The project presents the work of Kerry Downey, Alexis Pauline Gumbs, Ilyana Ritchie, and Mia You, as well as objects contributed by individuals near to the project’s development in Utrecht.

In particular, Age Lines highlights mentor-mentee relationships, the legacy of Black and Third World feminist publishing in the US, and intergenerational collaborative practices. The exhibition includes works of art, commissions, exercises, and anecdotes which pull from lineages, cycles, and different forms of measuring age and the passing of time.

ROT: Compost vs Surgery

Image: Kerry Downey, Fishing with Angela, still from single channel video, 2016

SAT DEC 3 2016

ROT: Compost vs. Surgery is a video and audio screening that links a tradition of visceral painterly physicality to urgent contemporary conversations about bodies, aging, identity and health.

When body time meets linear time, ROT demands progress. Rotten things can be either integrated in a healthy way (compost and renewal) or excised and burned (surgery). To ROT is to inhabit a critical bodily process in the midst of an infinite, unresolvable trajectory. ROT gathers momentum in cycles of attack, sustain, decay and release. ROT implies hope in survival, in coping and in stasis.
In ROT, artists combine video, sound, performance and multimedia poetry to revisit the Abstract Expressionists, Vienna Actionists, post-minimalist artists, and feminist performance artists. Proximity to SAM’s 
Big Picture: Art After 1945 exhibition raises the question: are ROT artists composting the canon, or are these works a surgical redirection of art history?

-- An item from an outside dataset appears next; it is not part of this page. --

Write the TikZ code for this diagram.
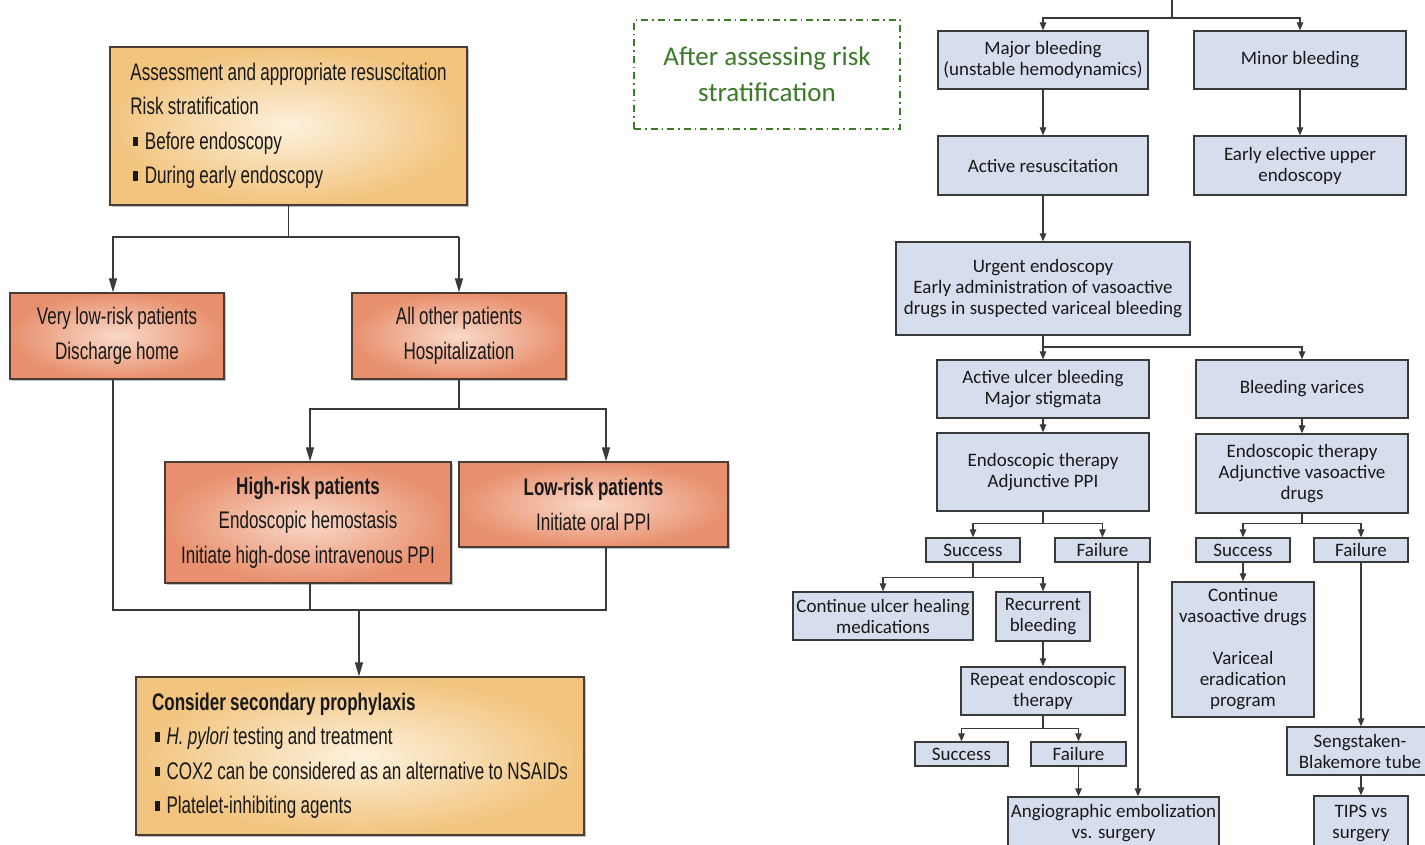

Indira Allegra (Oakland)Kerry Downey (NYC)C. Davida Ingram (Seattle)On A Clear Day (NYC)Catherine Telford-Keogh (Toronto)tzuriel (San Diego and Seattle)Urban Death Project (Seattle)

Read My Lips

Image: Kerry Downey, Nothing but net, 2016, still from single channel video, time: 14:36

Read My Lips
Loren Britton and Kerry Downey
Curated by Ashton Cooper

Opening Reception: November 5, 2016, 6-9pm
Oct 28-Dec 18, 2016
Knockdown Center

Read My Lips brings together recent paintings and sculpture made by Loren Britton and video and prints by Kerry Downey. Although working in different media, both artists tangle with representing marginalized bodies, problems of language, and the complexity of subject formation in a binary world.
Downey’s textured monotypes (printed with Marina Ancona/10 Grand Press), hang alongside Britton’s anthropomorphic plush sculpture and large four-by-five foot paintings, which sit on blocks. Downey’s projected video piece is paired with several more of Britton’s sculptures — these made to be used as seating.
Both series of work are grounded in a consideration of embodiment. The exhibition title takes the mouth specifically as a site from which to examine some of the central issues of this show: It is a source of language, an entrance to the interior, and a site of desire.

These artists also explore a politic of non-visibility through languages of abstraction. Refusing visibility is an important tenet of the constellation of art practices that have been termed Queer Abstraction, a moniker not without its own limitations.  While many queer and feminist artists — Harmony Hammond, Louise Fishman, Joan Snyder, to name just a few — have worked in abstraction since the 1970s, a new generation of queer, genderqueer, and transgender artists are taking up the style to deal with issues of gender, and in this case, to talk about the body without explicitly signifying it.  In his recent research, art historian David J. Getsy has asked, “What happens when the body is invoked but not imaged?”

In such a mode of image-making, abstract art exceeds binary constraint; the body is posited as a catalog of sensory experiences and a place of flux. In Britton and Downey’s hands, abstraction becomes a space of infinite possibility where multiplicity is the principal feature. The work plunges us into indeterminacy and makes us step outside of prevailing modes of understanding selfhood and language. There is no finality, no fixed meaning, no stability.

Read My Lips is presented with the generous support of the Foundation for Contemporary Arts Emergency Grant.